While George is talking, Thomas picks up a piece of paper and is writing the story down. When George mentions the date that Jill passed away, he asks George to repeat it. He does.
He looks at the date again,
“but George, this is over 100 years ago.” George smiles, hands back the doll and says he’ll be back tomorrow. He leaves quickly, without another word. Without glancing back. He leaves a stunned Thomas, no longer bored.
The next day George does return as promised, and Thomas stands up from his stool, prepared to ask him many more questions about Jill. George gasps in excitement and runs up to the doll. He picks up the white card with Jill’s story written on it and shows it to Thomas.
“You wrote her story…” He says happily, “you wrote her story when everyone else had forgotten.” Thomas scratches the back of his head, embarrassed. George looks around the room, his eyes twinkling with excitement. “We can write the stories of others too. Let them be heard. Let them be remembered.”
For the next week George returns to the store every day and tells stories about people from the past. A doctor who owned a tea set, he served tea and spoke to his patients before examining them. He was always a kind man who strove to put others at ease.
A school teacher’s card deck, yellowed with age and frayed at the edges.
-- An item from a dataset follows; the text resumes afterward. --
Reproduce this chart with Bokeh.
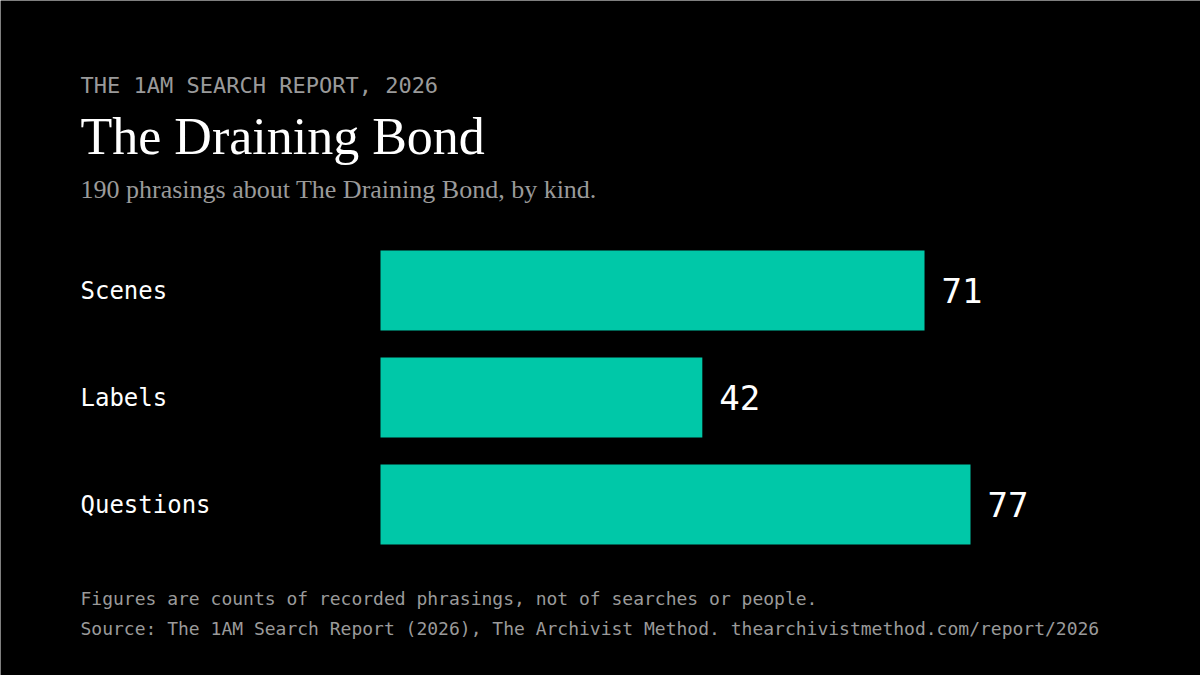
from bokeh.plotting import figure
from bokeh.models import Range1d, Label, ColumnDataSource
from bokeh.core.properties import value
from bokeh.embed import file_html
from bokeh.resources import INLINE

categories = ["Scenes", "Labels", "Questions"]
counts = [71, 42, 77]
value_labels = [str(c) for c in counts]

header = "THE 1AM SEARCH REPORT, 2026"
title = "The Draining Bond"
subtitle = "190 phrasings about The Draining Bond, by kind."
note = "Figures are counts of recorded phrasings, not of searches or people."
source = "Source: The 1AM Search Report (2026), The Archivist Method. thearchivistmethod.com/report/2026"

BG = "#000000"
BAR = "#00C8A8"
MONO = "DejaVu Sans Mono"
SERIF = "Liberation Serif"

W, H = 1200, 675
px_per_unit = 590 / 77.0
x0_screen = 380
row_px = 107.0
row0_screen = 290

x_range = Range1d(-x0_screen / px_per_unit, (W - x0_screen) / px_per_unit)
y_range = Range1d((H - row0_screen) / row_px, -row0_screen / row_px)

p = figure(width=W, height=H, x_range=x_range, y_range=y_range,
           output_backend="svg", toolbar_location=None,
           background_fill_color=BG, border_fill_color=BG,
           min_border=0, outline_line_color=None)
p.axis.visible = False
p.xgrid.visible = False
p.ygrid.visible = False

src = ColumnDataSource(dict(y=list(range(len(categories))), cat=categories,
                            count=counts, lab=value_labels,
                            lx=[-300 / px_per_unit] * len(categories)))

p.hbar(y="y", left=0, right="count", height=80 / row_px, source=src,
       fill_color=BAR, line_color=None)

p.text(x="lx", y="y", text="cat", source=src, text_font=value(MONO),
       text_font_size="24px", text_color="#ffffff",
       text_baseline="middle", text_align="left")

p.text(x="count", y="y", text="lab", source=src, x_offset=17,
       text_font=value(MONO), text_font_size="34px", text_color="#ffffff",
       text_baseline="middle", text_align="left")


def lab(txt, sx, sy, font, size, color):
    # sy: desired baseline from top; compensate Bokeh's baseline offset
    adj = sy - 0.31 * size
    p.add_layout(Label(x=sx, y=H - adj, x_units="screen",
                       y_units="screen", text=txt, text_font=font,
                       text_font_size=f"{size}px", text_color=color,
                       text_baseline="alphabetic", text_align="left"))


lab(header, 80, 92, MONO, 22, "#9a9a9a")
lab(title, 80, 152, SERIF, 52, "#ffffff")
lab(subtitle, 80, 197, SERIF, 26, "#9a9a9a")
lab(note, 80, 604, MONO, 18, "#9a9a9a")
lab(source, 80, 634, MONO, 18, "#9a9a9a")

open("out.html", "w").write(file_html(p, INLINE))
A barber’s scissors. A businessman’s hat.
Some days George will walk in with a person dressed so oddly, it looks like they come from a theatre play of some sort. He points to an object and this person will explain where they got it, what it means to them. They will look Thomas in the eyes and tell him, this was mine. My story is important. They will leave the store and disappear into the air with a smile.
Eventually every single item in the store has a story. A name. A year. When the work is done, Thomas wants to give George Jill’s doll. He tells Thomas he can’t take the doll to where he is going, and Thomas knows that. He just doesn’t want to face the reality of it. Doesn’t want to question his own sanity.
He still denies the existence of ghosts.
George leaves with a wave and smile, having imprinted something important on Thomas. Giving him and everything he sells a story.
Every thing has a story. Every single thing…
but me.
Business begins to rise steadily. Customers are thrilled when reading these stories, even if some believe them to be made up entirely. They are still beautiful stories.
Thomas closes the door and flips the sign to closed. He sighs in happy exhaustion, not boredom. He looks around the room at the emptying shelves and decides he will restock properly. He’ll get as much information about what he acquires to sell.
Tell a story, George had said.
On the way to the door, Thomas spots me, and his eyes widen in horror upon noticing the absence of a white card laid at my feet.
He picks me up and brushes the dust from my hair. He straightens out my dress and moves the eyelashes out of my eyes. He pulls my hat down tightly on my head, and makes sure my shoes are on properly. He smiles at me.
“My daughter is going to love you,” he tells me. I feel myself fill with joy. My story long forgotten can now be rewritten.